The Civil Rights Movement of the United States began as a challenge to segregation, which was the legal separation of whites and blacks. Segregation began as a method to control blacks because slavery was no longer permitted or accepted in the United States. To challenge this, civil rights activists used protest marches, boycotts and refusal to abide by segregation laws. The movement began with the Montgomery bus boycott in 1955 and ended (supposedly) with the Voting Rights Act of 1965. The Civil Rights Movement has also been known as the Black Freedom Movement, the Negro Revolution, and the Second Reconstruction.
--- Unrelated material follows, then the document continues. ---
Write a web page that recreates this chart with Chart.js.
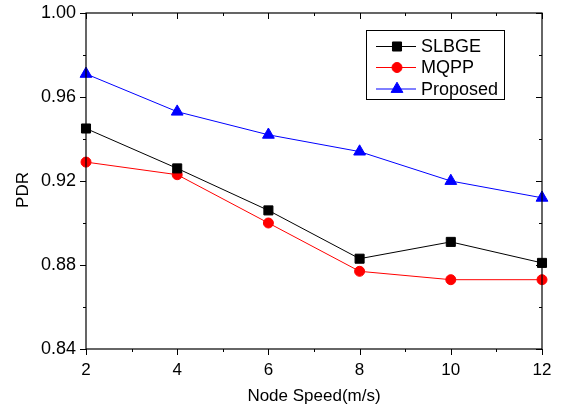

To protest segregation, some created new national organizations. The first was the National Afro-American League, created in 1890. The next was the Niagara Movement of 1905, and the NAACP (National Association for the Advancement of Colored People) of 1909. The National Urban League (1910) was created to help African-Americans have an urban, industrial life. The NAACP became one of the most important black protest organizations in the twentieth century. Its legal strategy for civil rights was succeeding, even after World War II. At the time, it was led by Thurgood Marshall. In the case Sweat vs. Painter (1950), the Supreme Court decided that the University of Texas had to integrate its law school, In May of 1954, the Supreme Court issued its landmark ruling in Brown vs. Board of Education of Topeka which stated that racially segregated schools were unconstitutional.

As desegregation progressed, so did the KKK. The Ku Klux Klan used threats and violence against anyone who was even suspected of favoring desegregation or black civil rights. Their terror was widespread in the south in the 1950's and '60's, and included intimidation and murder. Emmett Tiff was a 14-year-old black boy slain in Mississippi in 1955 because he flirted with a white woman. The racism of southern whites was demonstrated when the men accused of the murder were tried and acquitted.
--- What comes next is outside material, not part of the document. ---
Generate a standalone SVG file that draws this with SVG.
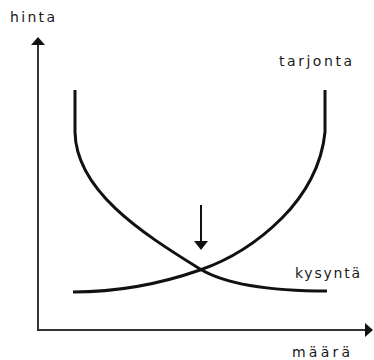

Segregation was soon challenged in other areas rather than education. Rosa Parks of Montgomery, Alabama, was a member of the NAACP and told to give up her seat on a bus to a white person. She refused and was arrested. Martin Luther King, Jr. was president of the Montgomery Improvement Association, the organization that directed the boycott. He took pity on the black bus riders who were mistreated by the white drivers, and was supported by over 50,000 blacks in Montgomery, The boycott was a success and made King a national figure.

The sit-ins, which took place from February through April of 1960, were protesting racial segregation by sitting at "White only" lunch counters, waiting to be served. Within weeks, sit-ins were taking place across the south. The SNCC (Student Non-violent Coordinating Committee) founded in Raleigh, North Carolina helped organize the student sit-in movement. King encouraged the SNCC's creation, but the most important early advisor to the students was Ella Baker, who was also part of the NAACP and SCLC.

The Freedom Riders, who were both white and black, traveled around the south in buses to test the effectiveness of the 1960 U.S. Supreme Court decision. The decision was that segregation was illegal in bus stations open to interstate travel. The Freedom Riders began their journey in Washington, D.C. though violence started in Alabama. One of their buses was burned and some riders were beaten. The violence brought national attention to the Freedom Riders and fierce condemnation of Alabama officials for allowing the violence. The Freedom Riders demonstrated to the public how far civil rights activists would go to achieve their goals.

The greatest contribution that the SCLC (Southern Christian Leadership Conference) made to the movement was a series of highly publicized campaigns in southern cities in the early '60's. The purpose of these campaigns was to create such disorder that white officials and business men would end segregation just to return to the normal daily business activities. Hundreds and even thousands of protestors gathered as long as possible to achieve their goal and some were even arrested. In 1961, in Albany, Georgia, SCLC joined with the locals to end segregated public accommodations. In Birmingham, two years later, the organization built support for the national legislation against segregation.

The national civil rights leadership decided to keep pressure on the Kennedy administration and Congress to pass civil rights legislation by planning a march on Washington in August on 1963. Martin Luther King, Jr. was there along with members of the NAACP, CORE, SCLC, The Urban League, and SNCC, as well as 200,000 civil rights supporters. He gave his "I Have a Dream" speech in front of the Lincoln Memorial. As a result of the March, Kennedy proposed a new civil rights law.

For many civil rights activists, the Civil Rights Movement ended with the death of Martin Luther King Jr. Others said that it ended after the Selma March. Still, others say it is still not over and the goal of equality has not been achieved. Racial problems stiff exist in the U.S. The Civil Rights Movement did put fundamental reforms in place, and legal segregation was dismantled. Public institutions were open to all. Blacks can vote and these were giant steps toward racial equality.